When Pollan realized that someone’s total perspective on death could be reset during such a critical time in life, he knew the subject was worth pursuing. “There’s a powerful placebo or expectancy effect. If you think you’re going to have a bad trip, you probably will,” he says. “If you think it’s going to make you more creative, it probably will.”
As a proponent of immersing himself in his subject matter, Pollan says he took several guided psychedelic journeys, and he stresses the importance of a guide. “Every journey was different. I had one that was absolutely terrifying and would never want to repeat.

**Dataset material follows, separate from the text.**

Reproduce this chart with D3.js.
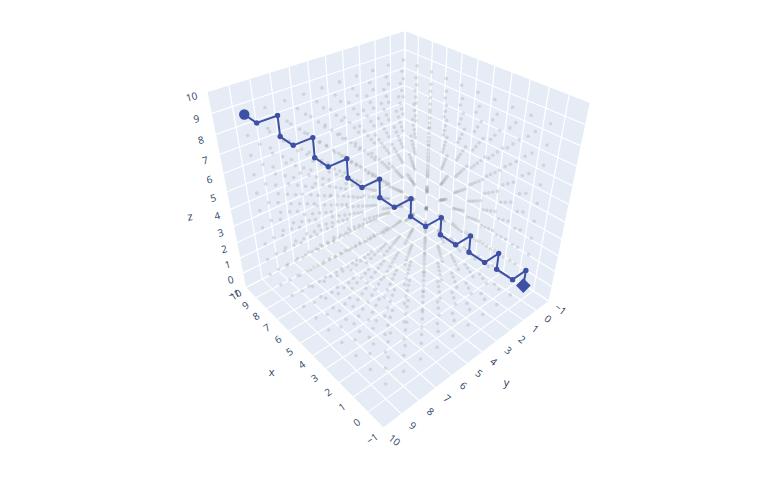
<!DOCTYPE html>
<html><head><meta charset="utf-8"><style>html,body{margin:0;background:#fff}text{font-family:"Open Sans",Verdana,Arial,sans-serif}</style>
<script src="https://cdn.jsdelivr.net/npm/d3@7"></script></head><body><div id="c"></div><script>
const W=782,H=478;
const tickValues=[-1,0,1,2,3,4,5,6,7,8,9,10];
const gridValues=[0,1,2,3,4,5,6,7,8,9];
const pathX=[9,8,8,8,7,7,7,6,6,6,5,5,5,4,4,4,3,3,3,2,2,2,1,1,1,0,0,0];
const pathY=[9,9,8,8,8,7,7,7,6,6,6,5,5,5,4,4,4,3,3,3,2,2,2,1,1,1,0,0];
const pathZ=[9,9,9,8,8,8,7,7,7,6,6,6,5,5,5,4,4,4,3,3,3,2,2,2,1,1,1,0];
const camera={az:2.4191,el:0.6234,dist:5.0286,focal:603.6022,cx:395.4159,cy:207.1581,roll:-0.0005};
const scale=d3.scaleLinear().domain([-1,10]).range([-1,1]);
function P(x,y,z){
 const {az,el,dist,focal,cx,cy,roll}=camera;
 const X=scale(x),Y=scale(y),Z=scale(z);
 const ex=dist*Math.cos(el)*Math.cos(az),ey=dist*Math.cos(el)*Math.sin(az),ez=dist*Math.sin(el);
 const dl=Math.hypot(ex,ey,ez),d=[-ex/dl,-ey/dl,-ez/dl];
 let r=[d[1],-d[0],0];const rl=Math.hypot(r[0],r[1]);r=[r[0]/rl,r[1]/rl,0];
 const u=[r[1]*d[2]-r[2]*d[1],r[2]*d[0]-r[0]*d[2],r[0]*d[1]-r[1]*d[0]];
 const v=[X-ex,Y-ey,Z-ez];
 const dep=v[0]*d[0]+v[1]*d[1]+v[2]*d[2];
 const a=(v[0]*r[0]+v[1]*r[1]+v[2]*r[2])/dep,b=(v[0]*u[0]+v[1]*u[1]+v[2]*u[2])/dep;
 const c=Math.cos(roll),s=Math.sin(roll);
 return [cx+focal*(a*c-b*s),cy-focal*(a*s+b*c)];
}
const svg=d3.select("#c").append("svg").attr("width",W).attr("height",H).style("display","block");
const line=d3.line();
const wall="#E5ECF6",ink="#3d50a5",label="#2a3f5f";
svg.append("path").attr("d",line([P(10,10,-1),P(10,-1,-1),P(-1,-1,-1),P(-1,10,-1)])+"Z").attr("fill",wall);
svg.append("path").attr("d",line([P(10,10,-1),P(10,10,10),P(10,-1,10),P(10,-1,-1)])+"Z").attr("fill",wall);
svg.append("path").attr("d",line([P(10,-1,-1),P(10,-1,10),P(-1,-1,10),P(-1,-1,-1)])+"Z").attr("fill",wall);
const gl=[];
tickValues.forEach(t=>{gl.push([P(t,-1,-1),P(t,10,-1)],[P(-1,t,-1),P(10,t,-1)],[P(10,t,-1),P(10,t,10)],[P(10,-1,t),P(10,10,t)],[P(t,-1,-1),P(t,-1,10)],[P(10,-1,t),P(-1,-1,t)]);});
svg.append("g").selectAll("path").data(gl).join("path").attr("d",d=>line(d)).attr("stroke","#fff").attr("stroke-width",1.2).attr("fill","none");
const cloud=[];
gridValues.forEach(x=>gridValues.forEach(y=>gridValues.forEach(z=>cloud.push(P(x,y,z)))));
svg.append("g").attr("fill","#808080").attr("fill-opacity",.22).selectAll("circle").data(cloud).join("circle").attr("cx",d=>d[0]).attr("cy",d=>d[1]).attr("r",1.8);
const pts=pathX.map((x,i)=>P(x,pathY[i],pathZ[i]));
svg.append("path").attr("d",line(pts)).attr("fill","none").attr("stroke",ink).attr("stroke-width",2);
const n=pts.length-1;
svg.append("g").attr("fill",ink).selectAll("circle").data(pts.slice(1,n)).join("circle").attr("cx",d=>d[0]).attr("cy",d=>d[1]).attr("r",2.7);
svg.append("circle").attr("cx",pts[0][0]).attr("cy",pts[0][1]).attr("r",5.2).attr("fill",ink);
svg.append("path").attr("d",d3.symbol(d3.symbolSquare,108)()).attr("transform",`translate(${pts[n][0]},${pts[n][1]}) rotate(45)`).attr("fill",ink);
const fmt=t=>t<0?"\u2212"+(-t):""+t;
function ticks(pos,rot){
 svg.append("g").selectAll("text").data(tickValues).join("text").text(fmt)
  .attr("transform",t=>{const q=pos(t);return `translate(${q[0]},${q[1]}) rotate(${rot})`;})
  .attr("text-anchor","middle").attr("dominant-baseline","central").attr("font-size",10).attr("fill",label);
}
ticks(t=>P(t,10.6,-1.1),-35);
ticks(t=>P(-1.7,t,-1),38);
ticks(t=>P(10,10.68,t),-14);
[["x",271.5,371.5,0],["y",506.5,382,8],["z",190,216,-8]].forEach(([s,x,y,r])=>{
 svg.append("text").text(s).attr("transform",`translate(${x},${y}) rotate(${r})`).attr("text-anchor","middle").attr("dominant-baseline","central").attr("font-size",11).attr("fill",label);
});
</script></body></html>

I had others that were extended meditations about people in my life and helped me understand my parents and sisters in a way I hadn’t before.
“The most striking thing was to, for the first time, experiencing the complete dissolution of your sense of self or ego. Most of us think that we are the same as the ‘I’ chattering in our heads all the time, but it goes away in a high-dose psychedelic experience,” he says. “You kind of watch it vanish, and that can be very scary or it can be very liberating.”
With that distance, he gained a new perspective that sticks with him to this day. “Make no mistake — people do get into trouble taking these drugs, and they have terrifying experiences or accidents because they are not in control,” he says. “I feel a sense of responsibility when I talk about it to tell people about the risks involved, as well as the rewards.”